Extract the lines of the material below, beginning with the first and ending with the line that holds "ax = fig.add_axes([0.094, 0.0816, 0.506, 0.905])". Skip every picture.
##############################
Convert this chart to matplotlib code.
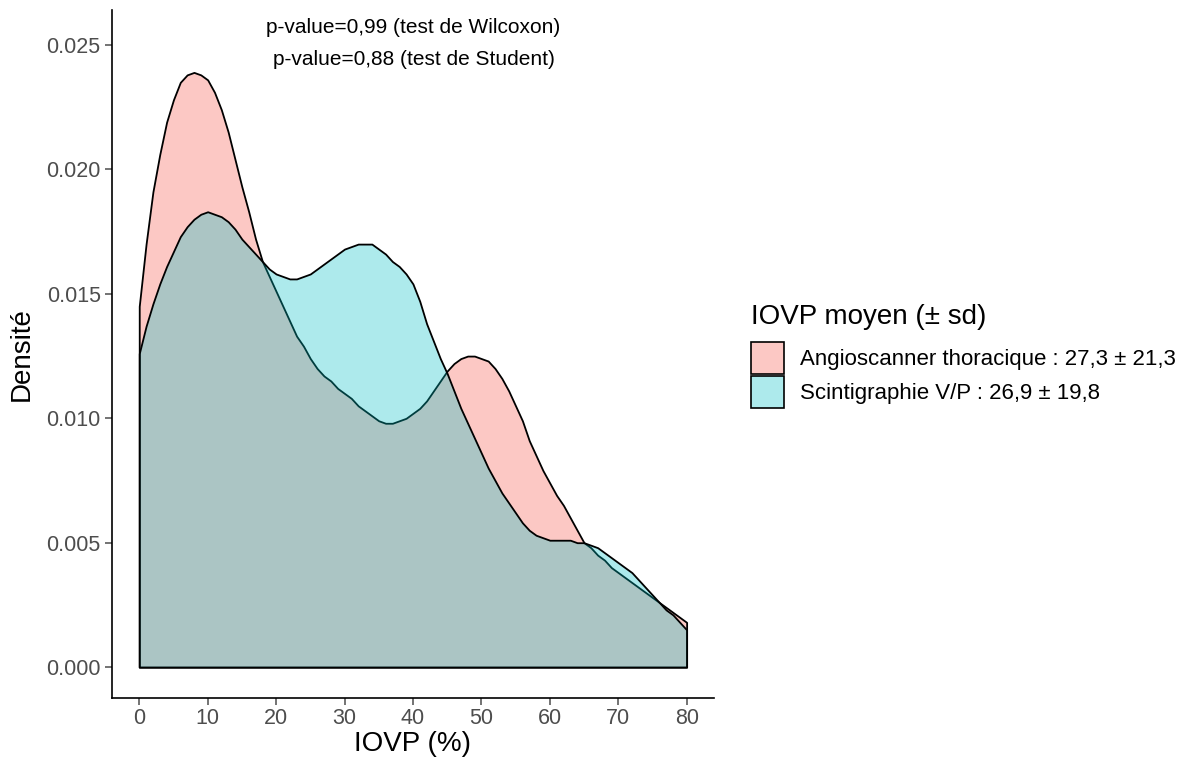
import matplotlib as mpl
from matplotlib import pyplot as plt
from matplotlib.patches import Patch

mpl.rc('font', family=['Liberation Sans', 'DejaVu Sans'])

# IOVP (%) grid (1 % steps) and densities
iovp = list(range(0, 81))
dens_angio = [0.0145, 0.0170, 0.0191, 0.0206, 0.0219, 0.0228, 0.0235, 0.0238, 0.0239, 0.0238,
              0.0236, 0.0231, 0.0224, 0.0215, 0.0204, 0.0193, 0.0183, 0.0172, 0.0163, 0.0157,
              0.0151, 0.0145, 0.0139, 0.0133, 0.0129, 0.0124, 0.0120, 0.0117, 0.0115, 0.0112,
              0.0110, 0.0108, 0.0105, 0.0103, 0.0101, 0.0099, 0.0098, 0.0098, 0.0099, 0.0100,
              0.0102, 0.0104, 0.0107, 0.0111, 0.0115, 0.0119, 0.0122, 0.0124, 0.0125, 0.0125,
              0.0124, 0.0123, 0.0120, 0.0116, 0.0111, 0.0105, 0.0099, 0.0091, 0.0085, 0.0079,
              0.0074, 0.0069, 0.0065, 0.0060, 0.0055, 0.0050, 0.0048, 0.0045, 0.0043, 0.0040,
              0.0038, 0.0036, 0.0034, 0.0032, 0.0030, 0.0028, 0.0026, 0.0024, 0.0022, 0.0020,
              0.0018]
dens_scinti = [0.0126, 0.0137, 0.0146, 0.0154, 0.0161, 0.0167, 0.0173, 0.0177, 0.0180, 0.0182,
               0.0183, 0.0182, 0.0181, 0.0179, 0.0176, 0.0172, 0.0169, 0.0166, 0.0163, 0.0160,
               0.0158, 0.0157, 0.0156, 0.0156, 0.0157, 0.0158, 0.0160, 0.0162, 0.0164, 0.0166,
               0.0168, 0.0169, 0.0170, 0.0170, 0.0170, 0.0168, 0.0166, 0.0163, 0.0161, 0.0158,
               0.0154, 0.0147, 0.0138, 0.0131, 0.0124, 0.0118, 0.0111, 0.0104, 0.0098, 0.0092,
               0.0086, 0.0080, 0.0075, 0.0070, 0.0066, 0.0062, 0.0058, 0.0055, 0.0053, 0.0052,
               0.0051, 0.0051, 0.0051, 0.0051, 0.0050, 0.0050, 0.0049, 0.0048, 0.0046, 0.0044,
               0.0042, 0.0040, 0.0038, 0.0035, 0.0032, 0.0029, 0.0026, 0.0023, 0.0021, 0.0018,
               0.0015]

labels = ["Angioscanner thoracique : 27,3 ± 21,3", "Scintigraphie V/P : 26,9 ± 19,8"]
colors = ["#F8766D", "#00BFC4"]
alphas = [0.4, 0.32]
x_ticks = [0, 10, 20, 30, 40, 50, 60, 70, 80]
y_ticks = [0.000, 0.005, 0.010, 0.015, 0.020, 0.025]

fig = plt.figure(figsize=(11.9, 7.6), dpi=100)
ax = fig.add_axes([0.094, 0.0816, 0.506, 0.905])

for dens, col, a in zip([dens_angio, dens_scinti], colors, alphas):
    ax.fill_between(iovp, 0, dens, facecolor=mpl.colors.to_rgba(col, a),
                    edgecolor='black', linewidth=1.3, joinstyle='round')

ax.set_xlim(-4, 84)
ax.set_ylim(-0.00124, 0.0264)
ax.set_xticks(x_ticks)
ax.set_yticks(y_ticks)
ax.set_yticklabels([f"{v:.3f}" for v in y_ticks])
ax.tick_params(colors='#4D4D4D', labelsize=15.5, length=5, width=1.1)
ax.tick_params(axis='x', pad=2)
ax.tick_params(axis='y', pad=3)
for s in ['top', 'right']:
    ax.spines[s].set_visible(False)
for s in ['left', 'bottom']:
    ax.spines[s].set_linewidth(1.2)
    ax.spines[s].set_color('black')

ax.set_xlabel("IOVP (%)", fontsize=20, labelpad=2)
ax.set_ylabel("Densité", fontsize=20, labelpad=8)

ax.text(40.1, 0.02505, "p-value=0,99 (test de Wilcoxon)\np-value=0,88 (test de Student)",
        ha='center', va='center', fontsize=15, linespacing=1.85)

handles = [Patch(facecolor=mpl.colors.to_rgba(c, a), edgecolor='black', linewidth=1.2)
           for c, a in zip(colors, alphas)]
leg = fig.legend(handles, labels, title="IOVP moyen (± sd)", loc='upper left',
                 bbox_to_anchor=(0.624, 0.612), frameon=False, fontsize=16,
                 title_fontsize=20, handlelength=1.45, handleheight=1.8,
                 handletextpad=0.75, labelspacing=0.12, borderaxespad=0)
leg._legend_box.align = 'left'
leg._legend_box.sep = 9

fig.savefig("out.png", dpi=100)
##############################
• _PROBLEM SOLUTION_:
Convert this chart to matplotlib code.
import matplotlib as mpl
from matplotlib import pyplot as plt
from matplotlib.patches import Patch

mpl.rc('font', family=['Liberation Sans', 'DejaVu Sans'])

# IOVP (%) grid (1 % steps) and densities
iovp = list(range(0, 81))
dens_angio = [0.0145, 0.0170, 0.0191, 0.0206, 0.0219, 0.0228, 0.0235, 0.0238, 0.0239, 0.0238,
              0.0236, 0.0231, 0.0224, 0.0215, 0.0204, 0.0193, 0.0183, 0.0172, 0.0163, 0.0157,
              0.0151, 0.0145, 0.0139, 0.0133, 0.0129, 0.0124, 0.0120, 0.0117, 0.0115, 0.0112,
              0.0110, 0.0108, 0.0105, 0.0103, 0.0101, 0.0099, 0.0098, 0.0098, 0.0099, 0.0100,
              0.0102, 0.0104, 0.0107, 0.0111, 0.0115, 0.0119, 0.0122, 0.0124, 0.0125, 0.0125,
              0.0124, 0.0123, 0.0120, 0.0116, 0.0111, 0.0105, 0.0099, 0.0091, 0.0085, 0.0079,
              0.0074, 0.0069, 0.0065, 0.0060, 0.0055, 0.0050, 0.0048, 0.0045, 0.0043, 0.0040,
              0.0038, 0.0036, 0.0034, 0.0032, 0.0030, 0.0028, 0.0026, 0.0024, 0.0022, 0.0020,
              0.0018]
dens_scinti = [0.0126, 0.0137, 0.0146, 0.0154, 0.0161, 0.0167, 0.0173, 0.0177, 0.0180, 0.0182,
               0.0183, 0.0182, 0.0181, 0.0179, 0.0176, 0.0172, 0.0169, 0.0166, 0.0163, 0.0160,
               0.0158, 0.0157, 0.0156, 0.0156, 0.0157, 0.0158, 0.0160, 0.0162, 0.0164, 0.0166,
               0.0168, 0.0169, 0.0170, 0.0170, 0.0170, 0.0168, 0.0166, 0.0163, 0.0161, 0.0158,
               0.0154, 0.0147, 0.0138, 0.0131, 0.0124, 0.0118, 0.0111, 0.0104, 0.0098, 0.0092,
               0.0086, 0.0080, 0.0075, 0.0070, 0.0066, 0.0062, 0.0058, 0.0055, 0.0053, 0.0052,
               0.0051, 0.0051, 0.0051, 0.0051, 0.0050, 0.0050, 0.0049, 0.0048, 0.0046, 0.0044,
               0.0042, 0.0040, 0.0038, 0.0035, 0.0032, 0.0029, 0.0026, 0.0023, 0.0021, 0.0018,
               0.0015]

labels = ["Angioscanner thoracique : 27,3 ± 21,3", "Scintigraphie V/P : 26,9 ± 19,8"]
colors = ["#F8766D", "#00BFC4"]
alphas = [0.4, 0.32]
x_ticks = [0, 10, 20, 30, 40, 50, 60, 70, 80]
y_ticks = [0.000, 0.005, 0.010, 0.015, 0.020, 0.025]

fig = plt.figure(figsize=(11.9, 7.6), dpi=100)
ax = fig.add_axes([0.094, 0.0816, 0.506, 0.905])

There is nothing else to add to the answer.